■ SHORT PROBLEM:
Leave out the pictures; transcribe all else exactly.

■ DATASET EXCERPT:
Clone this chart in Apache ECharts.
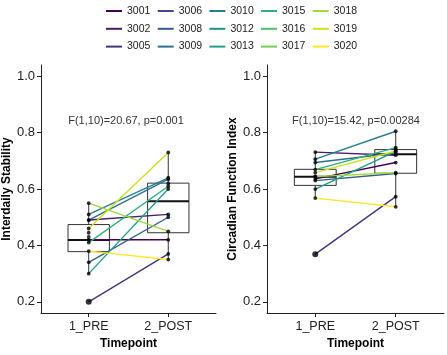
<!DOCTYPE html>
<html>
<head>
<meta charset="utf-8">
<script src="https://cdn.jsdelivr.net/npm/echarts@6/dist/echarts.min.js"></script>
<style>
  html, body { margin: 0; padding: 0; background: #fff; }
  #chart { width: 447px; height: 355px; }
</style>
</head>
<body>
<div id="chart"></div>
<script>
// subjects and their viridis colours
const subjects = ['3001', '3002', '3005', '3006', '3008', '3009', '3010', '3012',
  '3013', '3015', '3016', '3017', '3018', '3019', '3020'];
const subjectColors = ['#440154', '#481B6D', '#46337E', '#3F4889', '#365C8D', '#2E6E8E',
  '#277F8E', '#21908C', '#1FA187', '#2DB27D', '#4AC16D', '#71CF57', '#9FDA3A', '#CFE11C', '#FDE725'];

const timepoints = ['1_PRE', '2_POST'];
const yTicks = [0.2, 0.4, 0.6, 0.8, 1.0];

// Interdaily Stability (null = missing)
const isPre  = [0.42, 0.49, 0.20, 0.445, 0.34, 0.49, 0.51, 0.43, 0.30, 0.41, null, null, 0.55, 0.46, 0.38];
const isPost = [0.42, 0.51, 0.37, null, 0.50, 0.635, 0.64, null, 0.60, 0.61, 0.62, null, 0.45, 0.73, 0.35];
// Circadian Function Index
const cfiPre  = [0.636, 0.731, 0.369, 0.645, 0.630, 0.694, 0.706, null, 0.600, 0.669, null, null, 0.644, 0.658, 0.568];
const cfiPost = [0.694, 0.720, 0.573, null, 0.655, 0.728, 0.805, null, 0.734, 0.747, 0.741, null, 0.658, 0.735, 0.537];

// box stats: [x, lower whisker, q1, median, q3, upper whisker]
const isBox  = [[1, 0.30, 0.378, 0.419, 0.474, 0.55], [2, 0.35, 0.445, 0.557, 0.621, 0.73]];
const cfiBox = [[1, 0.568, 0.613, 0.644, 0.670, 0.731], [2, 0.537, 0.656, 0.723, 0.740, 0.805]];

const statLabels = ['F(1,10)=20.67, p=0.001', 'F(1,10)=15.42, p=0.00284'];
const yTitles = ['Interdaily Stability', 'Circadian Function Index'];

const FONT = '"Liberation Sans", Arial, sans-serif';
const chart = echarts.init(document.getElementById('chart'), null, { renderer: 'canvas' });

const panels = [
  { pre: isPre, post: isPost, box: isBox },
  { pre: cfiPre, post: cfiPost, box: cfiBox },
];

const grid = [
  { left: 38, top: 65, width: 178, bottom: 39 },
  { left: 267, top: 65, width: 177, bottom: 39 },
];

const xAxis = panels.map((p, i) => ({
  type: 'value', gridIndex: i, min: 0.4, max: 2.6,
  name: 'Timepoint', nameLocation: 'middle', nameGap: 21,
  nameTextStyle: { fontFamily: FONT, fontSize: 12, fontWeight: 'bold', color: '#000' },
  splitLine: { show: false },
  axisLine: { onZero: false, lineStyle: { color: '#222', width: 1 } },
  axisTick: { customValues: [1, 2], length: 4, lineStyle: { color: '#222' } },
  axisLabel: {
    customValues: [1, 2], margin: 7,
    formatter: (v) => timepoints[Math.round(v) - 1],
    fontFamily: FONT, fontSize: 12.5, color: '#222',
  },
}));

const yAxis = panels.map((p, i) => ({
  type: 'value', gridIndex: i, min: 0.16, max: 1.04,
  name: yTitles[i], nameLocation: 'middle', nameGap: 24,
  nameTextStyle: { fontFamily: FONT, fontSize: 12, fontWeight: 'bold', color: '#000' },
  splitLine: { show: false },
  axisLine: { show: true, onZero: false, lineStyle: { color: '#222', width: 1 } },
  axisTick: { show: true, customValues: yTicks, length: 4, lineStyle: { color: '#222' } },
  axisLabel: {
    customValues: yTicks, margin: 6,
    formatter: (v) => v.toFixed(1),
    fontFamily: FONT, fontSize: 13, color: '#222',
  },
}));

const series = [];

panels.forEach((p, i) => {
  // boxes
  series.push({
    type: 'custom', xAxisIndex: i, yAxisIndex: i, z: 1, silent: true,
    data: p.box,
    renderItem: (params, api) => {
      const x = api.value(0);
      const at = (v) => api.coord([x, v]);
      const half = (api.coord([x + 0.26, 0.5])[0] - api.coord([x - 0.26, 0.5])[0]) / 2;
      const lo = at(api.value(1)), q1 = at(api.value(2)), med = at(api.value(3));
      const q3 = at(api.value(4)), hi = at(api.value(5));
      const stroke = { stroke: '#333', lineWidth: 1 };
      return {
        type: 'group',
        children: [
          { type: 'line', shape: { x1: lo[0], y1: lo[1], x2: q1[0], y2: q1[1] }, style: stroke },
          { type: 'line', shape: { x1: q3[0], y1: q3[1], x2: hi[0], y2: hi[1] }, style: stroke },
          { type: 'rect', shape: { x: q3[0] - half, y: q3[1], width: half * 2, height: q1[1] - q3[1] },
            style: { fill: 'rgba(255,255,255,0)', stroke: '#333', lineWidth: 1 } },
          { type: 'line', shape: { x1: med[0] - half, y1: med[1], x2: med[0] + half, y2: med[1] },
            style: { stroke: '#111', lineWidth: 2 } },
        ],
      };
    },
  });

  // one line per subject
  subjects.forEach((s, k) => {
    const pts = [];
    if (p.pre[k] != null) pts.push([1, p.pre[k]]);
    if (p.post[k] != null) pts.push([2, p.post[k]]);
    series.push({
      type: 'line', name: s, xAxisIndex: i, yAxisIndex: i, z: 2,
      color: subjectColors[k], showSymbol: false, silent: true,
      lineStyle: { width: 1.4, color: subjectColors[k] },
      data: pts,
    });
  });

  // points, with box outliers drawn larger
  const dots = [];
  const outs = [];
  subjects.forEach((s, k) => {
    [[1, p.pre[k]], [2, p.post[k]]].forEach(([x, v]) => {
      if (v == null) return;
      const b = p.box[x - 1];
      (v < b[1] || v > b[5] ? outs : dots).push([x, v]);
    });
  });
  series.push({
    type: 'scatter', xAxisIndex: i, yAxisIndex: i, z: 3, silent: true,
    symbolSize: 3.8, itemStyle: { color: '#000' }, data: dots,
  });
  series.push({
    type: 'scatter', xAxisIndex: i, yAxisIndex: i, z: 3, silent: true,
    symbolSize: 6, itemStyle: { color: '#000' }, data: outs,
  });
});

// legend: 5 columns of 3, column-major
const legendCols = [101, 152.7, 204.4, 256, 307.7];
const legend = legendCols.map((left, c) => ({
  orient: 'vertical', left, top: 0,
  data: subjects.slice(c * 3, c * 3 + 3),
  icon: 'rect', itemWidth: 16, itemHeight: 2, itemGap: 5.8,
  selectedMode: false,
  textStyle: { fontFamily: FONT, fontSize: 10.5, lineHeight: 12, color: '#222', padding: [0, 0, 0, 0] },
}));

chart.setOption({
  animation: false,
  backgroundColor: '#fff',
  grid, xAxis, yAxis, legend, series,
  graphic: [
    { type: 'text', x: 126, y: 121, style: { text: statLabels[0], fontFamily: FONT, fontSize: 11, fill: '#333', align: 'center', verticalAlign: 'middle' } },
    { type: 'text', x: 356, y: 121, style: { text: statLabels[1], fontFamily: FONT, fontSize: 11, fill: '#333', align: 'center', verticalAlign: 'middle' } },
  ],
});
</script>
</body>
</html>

■ THE REPLY:
Clone this chart in Apache ECharts.
<!DOCTYPE html>
<html>
<head>
<meta charset="utf-8">
<script src="https://cdn.jsdelivr.net/npm/echarts@6/dist/echarts.min.js"></script>
<style>
  html, body { margin: 0; padding: 0; background: #fff; }
  #chart { width: 447px; height: 355px; }
</style>
</head>
<body>
<div id="chart"></div>
<script>
// subjects and their viridis colours
const subjects = ['3001', '3002', '3005', '3006', '3008', '3009', '3010', '3012',
  '3013', '3015', '3016', '3017', '3018', '3019', '3020'];
const subjectColors = ['#440154', '#481B6D', '#46337E', '#3F4889', '#365C8D', '#2E6E8E',
  '#277F8E', '#21908C', '#1FA187', '#2DB27D', '#4AC16D', '#71CF57', '#9FDA3A', '#CFE11C', '#FDE725'];

const timepoints = ['1_PRE', '2_POST'];
const yTicks = [0.2, 0.4, 0.6, 0.8, 1.0];

// Interdaily Stability (null = missing)
const isPre  = [0.42, 0.49, 0.20, 0.445, 0.34, 0.49, 0.51, 0.43, 0.30, 0.41, null, null, 0.55, 0.46, 0.38];
const isPost = [0.42, 0.51, 0.37, null, 0.50, 0.635, 0.64, null, 0.60, 0.61, 0.62, null, 0.45, 0.73, 0.35];
// Circadian Function Index
const cfiPre  = [0.636, 0.731, 0.369, 0.645, 0.630, 0.694, 0.706, null, 0.600, 0.669, null, null, 0.644, 0.658, 0.568];
const cfiPost = [0.694, 0.720, 0.573, null, 0.655, 0.728, 0.805, null, 0.734, 0.747, 0.741, null, 0.658, 0.735, 0.537];

// box stats: [x, lower whisker, q1, median, q3, upper whisker]
const isBox  = [[1, 0.30, 0.378, 0.419, 0.474, 0.55], [2, 0.35, 0.445, 0.557, 0.621, 0.73]];
const cfiBox = [[1, 0.568, 0.613, 0.644, 0.670, 0.731], [2, 0.537, 0.656, 0.723, 0.740, 0.805]];

const statLabels = ['F(1,10)=20.67, p=0.001', 'F(1,10)=15.42, p=0.00284'];
const yTitles = ['Interdaily Stability', 'Circadian Function Index'];

const FONT = '"Liberation Sans", Arial, sans-serif';
const chart = echarts.init(document.getElementById('chart'), null, { renderer: 'canvas' });

const panels = [
  { pre: isPre, post: isPost, box: isBox },
  { pre: cfiPre, post: cfiPost, box: cfiBox },
];

const grid = [
  { left: 38, top: 65, width: 178, bottom: 39 },
  { left: 267, top: 65, width: 177, bottom: 39 },
];

const xAxis = panels.map((p, i) => ({
  type: 'value', gridIndex: i, min: 0.4, max: 2.6,
  name: 'Timepoint', nameLocation: 'middle', nameGap: 21,
  nameTextStyle: { fontFamily: FONT, fontSize: 12, fontWeight: 'bold', color: '#000' },
  splitLine: { show: false },
  axisLine: { onZero: false, lineStyle: { color: '#222', width: 1 } },
  axisTick: { customValues: [1, 2], length: 4, lineStyle: { color: '#222' } },
  axisLabel: {
    customValues: [1, 2], margin: 7,
    formatter: (v) => timepoints[Math.round(v) - 1],
    fontFamily: FONT, fontSize: 12.5, color: '#222',
  },
}));

const yAxis = panels.map((p, i) => ({
  type: 'value', gridIndex: i, min: 0.16, max: 1.04,
  name: yTitles[i], nameLocation: 'middle', nameGap: 24,
  nameTextStyle: { fontFamily: FONT, fontSize: 12, fontWeight: 'bold', color: '#000' },
  splitLine: { show: false },
  axisLine: { show: true, onZero: false, lineStyle: { color: '#222', width: 1 } },
  axisTick: { show: true, customValues: yTicks, length: 4, lineStyle: { color: '#222' } },
  axisLabel: {
    customValues: yTicks, margin: 6,
    formatter: (v) => v.toFixed(1),
    fontFamily: FONT, fontSize: 13, color: '#222',
  },
}));

const series = [];

panels.forEach((p, i) => {
  // boxes
  series.push({
    type: 'custom', xAxisIndex: i, yAxisIndex: i, z: 1, silent: true,
    data: p.box,
    renderItem: (params, api) => {
      const x = api.value(0);
      const at = (v) => api.coord([x, v]);
      const half = (api.coord([x + 0.26, 0.5])[0] - api.coord([x - 0.26, 0.5])[0]) / 2;
      const lo = at(api.value(1)), q1 = at(api.value(2)), med = at(api.value(3));
      const q3 = at(api.value(4)), hi = at(api.value(5));
      const stroke = { stroke: '#333', lineWidth: 1 };
      return {
        type: 'group',
        children: [
          { type: 'line', shape: { x1: lo[0], y1: lo[1], x2: q1[0], y2: q1[1] }, style: stroke },
          { type: 'line', shape: { x1: q3[0], y1: q3[1], x2: hi[0], y2: hi[1] }, style: stroke },
          { type: 'rect', shape: { x: q3[0] - half, y: q3[1], width: half * 2, height: q1[1] - q3[1] },
            style: { fill: 'rgba(255,255,255,0)', stroke: '#333', lineWidth: 1 } },
          { type: 'line', shape: { x1: med[0] - half, y1: med[1], x2: med[0] + half, y2: med[1] },
            style: { stroke: '#111', lineWidth: 2 } },
        ],
      };
    },
  });

  // one line per subject
  subjects.forEach((s, k) => {
    const pts = [];
    if (p.pre[k] != null) pts.push([1, p.pre[k]]);
    if (p.post[k] != null) pts.push([2, p.post[k]]);
    series.push({
      type: 'line', name: s, xAxisIndex: i, yAxisIndex: i, z: 2,
      color: subjectColors[k], showSymbol: false, silent: true,
      lineStyle: { width: 1.4, color: subjectColors[k] },
      data: pts,
    });
  });

  // points, with box outliers drawn larger
  const dots = [];
  const outs = [];
  subjects.forEach((s, k) => {
    [[1, p.pre[k]], [2, p.post[k]]].forEach(([x, v]) => {
      if (v == null) return;
      const b = p.box[x - 1];
      (v < b[1] || v > b[5] ? outs : dots).push([x, v]);
    });
  });
  series.push({
    type: 'scatter', xAxisIndex: i, yAxisIndex: i, z: 3, silent: true,
    symbolSize: 3.8, itemStyle: { color: '#000' }, data: dots,
  });
  series.push({
    type: 'scatter', xAxisIndex: i, yAxisIndex: i, z: 3, silent: true,
    symbolSize: 6, itemStyle: { color: '#000' }, data: outs,
  });
});

// legend: 5 columns of 3, column-major
const legendCols = [101, 152.7, 204.4, 256, 307.7];
const legend = legendCols.map((left, c) => ({
  orient: 'vertical', left, top: 0,
  data: subjects.slice(c * 3, c * 3 + 3),
  icon: 'rect', itemWidth: 16, itemHeight: 2, itemGap: 5.8,
  selectedMode: false,
  textStyle: { fontFamily: FONT, fontSize: 10.5, lineHeight: 12, color: '#222', padding: [0, 0, 0, 0] },
}));

chart.setOption({
  animation: false,
  backgroundColor: '#fff',
  grid, xAxis, yAxis, legend, series,
  graphic: [
    { type: 'text', x: 126, y: 121, style: { text: statLabels[0], fontFamily: FONT, fontSize: 11, fill: '#333', align: 'center', verticalAlign: 'middle' } },
    { type: 'text', x: 356, y: 121, style: { text: statLabels[1], fontFamily: FONT, fontSize: 11, fill: '#333', align: 'center', verticalAlign: 'middle' } },
  ],
});
</script>
</body>
</html>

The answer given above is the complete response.